# Dataset records
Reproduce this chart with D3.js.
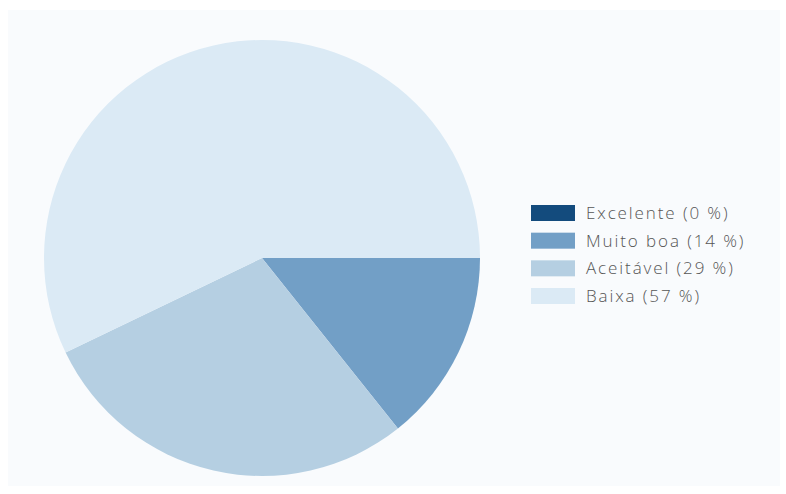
<!DOCTYPE html>
<html><head><meta charset="utf-8">
<script src="https://cdn.jsdelivr.net/npm/d3@7"></script>
<style>body{margin:0;background:#fff}svg{display:block}</style>
</head><body>
<svg id="c" width="786" height="494"></svg>
<script>
const categories = ["Excelente", "Muito boa", "Aceitável", "Baixa"];
const values = [0, 1, 2, 4];
const percentLabels = ["0 %", "14 %", "29 %", "57 %"];
const colors = ["#134b7d", "#729fc6", "#b5cfe2", "#dbeaf5"];

const svg = d3.select("#c");
svg.append("rect").attr("x", 8).attr("y", 10).attr("width", 772).attr("height", 476).attr("fill", "#f9fbfd");

const cx = 262, cy = 258, r = 218;
const data = categories.map((c, i) => ({c, v: values[i], i}));
const pie = d3.pie().value(d => d.v).sort(null).startAngle(Math.PI / 2).endAngle(Math.PI / 2 + 2 * Math.PI);
const arc = d3.arc().innerRadius(0).outerRadius(r);
const color = d3.scaleOrdinal().domain(categories).range(colors);

svg.append("g").attr("transform", `translate(${cx},${cy})`)
  .selectAll("path").data(pie(data)).join("path")
  .attr("d", arc).attr("fill", d => color(d.data.c));

const leg = svg.append("g").attr("transform", "translate(531,205)");
const y = d3.scalePoint().domain(categories).range([0, 83]);
const rows = leg.selectAll("g").data(data).join("g").attr("transform", d => `translate(0,${y(d.c)})`);
rows.append("rect").attr("width", 44).attr("height", 16).attr("fill", d => color(d.c));
rows.append("text").attr("x", 55).attr("y", 14)
  .attr("font-family", "'Open Sans', sans-serif").attr("font-size", 17).attr("font-weight", 300)
  .attr("letter-spacing", 1.9).attr("fill", "#555")
  .text(d => `${d.c} (${percentLabels[d.i]})`);
</script>
</body></html>
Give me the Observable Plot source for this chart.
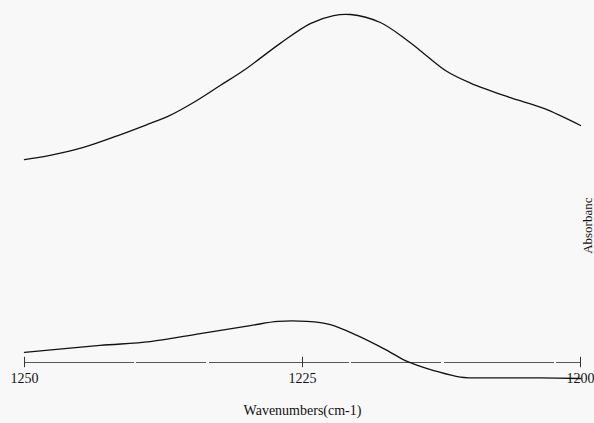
<!DOCTYPE html>
<html>
<head>
<meta charset="utf-8">
<script src="https://cdn.jsdelivr.net/npm/d3@7"></script>
<script src="https://cdn.jsdelivr.net/npm/@observablehq/plot@0.6"></script>
<style>
  html, body { margin: 0; padding: 0; background: #f8f8f8; }
  #chart svg { display: block; background: #f8f8f8; }
  #chart svg text { font-family: "Liberation Serif", "Times New Roman", serif !important; }
</style>
</head>
<body>
<div id="chart"></div>
<script>
// Upper spectrum (wavenumber, absorbance in arbitrary units)
const upperWn  = [1250, 1247.7, 1244.7, 1241.6, 1238.7, 1237.1, 1234.8, 1232.4, 1230.3, 1227.0, 1224.3, 1222.2, 1220.7, 1218.0, 1215.6, 1214.4, 1212.0, 1209.9, 1206.3, 1203.3, 1200];
const upperAbs = [58.3, 59.5, 61.8, 65.2, 68.7, 70.7, 74.7, 79.6, 83.9, 91.7, 97.4, 99.7, 100, 97.7, 92.6, 89.6, 83.6, 80.3, 76.1, 73.0, 68.1];

// Lower spectrum
const lowerWn  = [1250, 1243.2, 1238.7, 1234.2, 1229.7, 1227.2, 1224.6, 1222.5, 1220.1, 1217.7, 1215.6, 1214.4, 1213.2, 1210.8, 1207.2, 1203.6, 1200];
const lowerAbs = [2.9, 4.9, 6.0, 8.3, 10.6, 11.8, 11.8, 10.9, 7.8, 4.0, 0.3, -1.1, -2.3, -4.2, -4.4, -4.4, -4.6];

const tickValues = [1250, 1225, 1200];
const xTitle = "Wavenumbers(cm-1)";
const yTitle = "Absorbanc";

const upper = upperWn.map((w, i) => ({w, a: upperAbs[i]}));
const lower = lowerWn.map((w, i) => ({w, a: lowerAbs[i]}));

const font = "'Liberation Serif', 'Times New Roman', serif";

const chart = Plot.plot({
  width: 594,
  height: 423,
  marginLeft: 24,
  marginRight: 14,
  marginTop: 14,
  marginBottom: 61,
  style: {background: "#f8f8f8", fontFamily: font, fontSize: "14px", color: "#111"},
  x: {domain: [1250, 1200], axis: null},
  y: {domain: [0, 100], axis: null},
  marks: [
    Plot.ruleY([0], {stroke: "#555", strokeWidth: 1, strokeDasharray: "110,2,70,3,140,2,90,3"}),
    Plot.ruleX(tickValues, {x: d => d, y1: -1.5, y2: 1.5, stroke: "#333", strokeWidth: 1}),
    Plot.text(tickValues, {x: d => d, text: d => String(d), frameAnchor: "bottom", dy: 20, fill: "#111", fontSize: 14, fontFamily: font}),
    Plot.text([xTitle], {frameAnchor: "bottom", dy: 52, fill: "#111", fontSize: 14, fontFamily: font}),
    Plot.text([yTitle], {frameAnchor: "right", rotate: -90, dx: 7, dy: 9, fill: "#111", fontSize: 13, fontFamily: font}),
    Plot.line(upper, {x: "w", y: "a", curve: "catmull-rom", stroke: "#111", strokeWidth: 1.3}),
    Plot.line(lower, {x: "w", y: "a", curve: "catmull-rom", stroke: "#111", strokeWidth: 1.3})
  ]
});
document.getElementById("chart").appendChild(chart);
</script>
</body>
</html>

# What the exercise asks
Set down every record once more, word for word, without pictures.

# Solved problem
Reproduce this chart with D3.js.
<!DOCTYPE html>
<html><head><meta charset="utf-8">
<script src="https://cdn.jsdelivr.net/npm/d3@7"></script>
<style>body{margin:0;background:#fff}svg{display:block}</style>
</head><body>
<svg id="c" width="786" height="494"></svg>
<script>
const categories = ["Excelente", "Muito boa", "Aceitável", "Baixa"];
const values = [0, 1, 2, 4];
const percentLabels = ["0 %", "14 %", "29 %", "57 %"];
const colors = ["#134b7d", "#729fc6", "#b5cfe2", "#dbeaf5"];

const svg = d3.select("#c");
svg.append("rect").attr("x", 8).attr("y", 10).attr("width", 772).attr("height", 476).attr("fill", "#f9fbfd");

const cx = 262, cy = 258, r = 218;
const data = categories.map((c, i) => ({c, v: values[i], i}));
const pie = d3.pie().value(d => d.v).sort(null).startAngle(Math.PI / 2).endAngle(Math.PI / 2 + 2 * Math.PI);
const arc = d3.arc().innerRadius(0).outerRadius(r);
const color = d3.scaleOrdinal().domain(categories).range(colors);

svg.append("g").attr("transform", `translate(${cx},${cy})`)
  .selectAll("path").data(pie(data)).join("path")
  .attr("d", arc).attr("fill", d => color(d.data.c));

const leg = svg.append("g").attr("transform", "translate(531,205)");
const y = d3.scalePoint().domain(categories).range([0, 83]);
const rows = leg.selectAll("g").data(data).join("g").attr("transform", d => `translate(0,${y(d.c)})`);
rows.append("rect").attr("width", 44).attr("height", 16).attr("fill", d => color(d.c));
rows.append("text").attr("x", 55).attr("y", 14)
  .attr("font-family", "'Open Sans', sans-serif").attr("font-size", 17).attr("font-weight", 300)
  .attr("letter-spacing", 1.9).attr("fill", "#555")
  .text(d => `${d.c} (${percentLabels[d.i]})`);
</script>
</body></html>
Give me the Observable Plot source for this chart.
<!DOCTYPE html>
<html>
<head>
<meta charset="utf-8">
<script src="https://cdn.jsdelivr.net/npm/d3@7"></script>
<script src="https://cdn.jsdelivr.net/npm/@observablehq/plot@0.6"></script>
<style>
  html, body { margin: 0; padding: 0; background: #f8f8f8; }
  #chart svg { display: block; background: #f8f8f8; }
  #chart svg text { font-family: "Liberation Serif", "Times New Roman", serif !important; }
</style>
</head>
<body>
<div id="chart"></div>
<script>
// Upper spectrum (wavenumber, absorbance in arbitrary units)
const upperWn  = [1250, 1247.7, 1244.7, 1241.6, 1238.7, 1237.1, 1234.8, 1232.4, 1230.3, 1227.0, 1224.3, 1222.2, 1220.7, 1218.0, 1215.6, 1214.4, 1212.0, 1209.9, 1206.3, 1203.3, 1200];
const upperAbs = [58.3, 59.5, 61.8, 65.2, 68.7, 70.7, 74.7, 79.6, 83.9, 91.7, 97.4, 99.7, 100, 97.7, 92.6, 89.6, 83.6, 80.3, 76.1, 73.0, 68.1];

// Lower spectrum
const lowerWn  = [1250, 1243.2, 1238.7, 1234.2, 1229.7, 1227.2, 1224.6, 1222.5, 1220.1, 1217.7, 1215.6, 1214.4, 1213.2, 1210.8, 1207.2, 1203.6, 1200];
const lowerAbs = [2.9, 4.9, 6.0, 8.3, 10.6, 11.8, 11.8, 10.9, 7.8, 4.0, 0.3, -1.1, -2.3, -4.2, -4.4, -4.4, -4.6];

const tickValues = [1250, 1225, 1200];
const xTitle = "Wavenumbers(cm-1)";
const yTitle = "Absorbanc";

const upper = upperWn.map((w, i) => ({w, a: upperAbs[i]}));
const lower = lowerWn.map((w, i) => ({w, a: lowerAbs[i]}));

const font = "'Liberation Serif', 'Times New Roman', serif";

const chart = Plot.plot({
  width: 594,
  height: 423,
  marginLeft: 24,
  marginRight: 14,
  marginTop: 14,
  marginBottom: 61,
  style: {background: "#f8f8f8", fontFamily: font, fontSize: "14px", color: "#111"},
  x: {domain: [1250, 1200], axis: null},
  y: {domain: [0, 100], axis: null},
  marks: [
    Plot.ruleY([0], {stroke: "#555", strokeWidth: 1, strokeDasharray: "110,2,70,3,140,2,90,3"}),
    Plot.ruleX(tickValues, {x: d => d, y1: -1.5, y2: 1.5, stroke: "#333", strokeWidth: 1}),
    Plot.text(tickValues, {x: d => d, text: d => String(d), frameAnchor: "bottom", dy: 20, fill: "#111", fontSize: 14, fontFamily: font}),
    Plot.text([xTitle], {frameAnchor: "bottom", dy: 52, fill: "#111", fontSize: 14, fontFamily: font}),
    Plot.text([yTitle], {frameAnchor: "right", rotate: -90, dx: 7, dy: 9, fill: "#111", fontSize: 13, fontFamily: font}),
    Plot.line(upper, {x: "w", y: "a", curve: "catmull-rom", stroke: "#111", strokeWidth: 1.3}),
    Plot.line(lower, {x: "w", y: "a", curve: "catmull-rom", stroke: "#111", strokeWidth: 1.3})
  ]
});
document.getElementById("chart").appendChild(chart);
</script>
</body>
</html>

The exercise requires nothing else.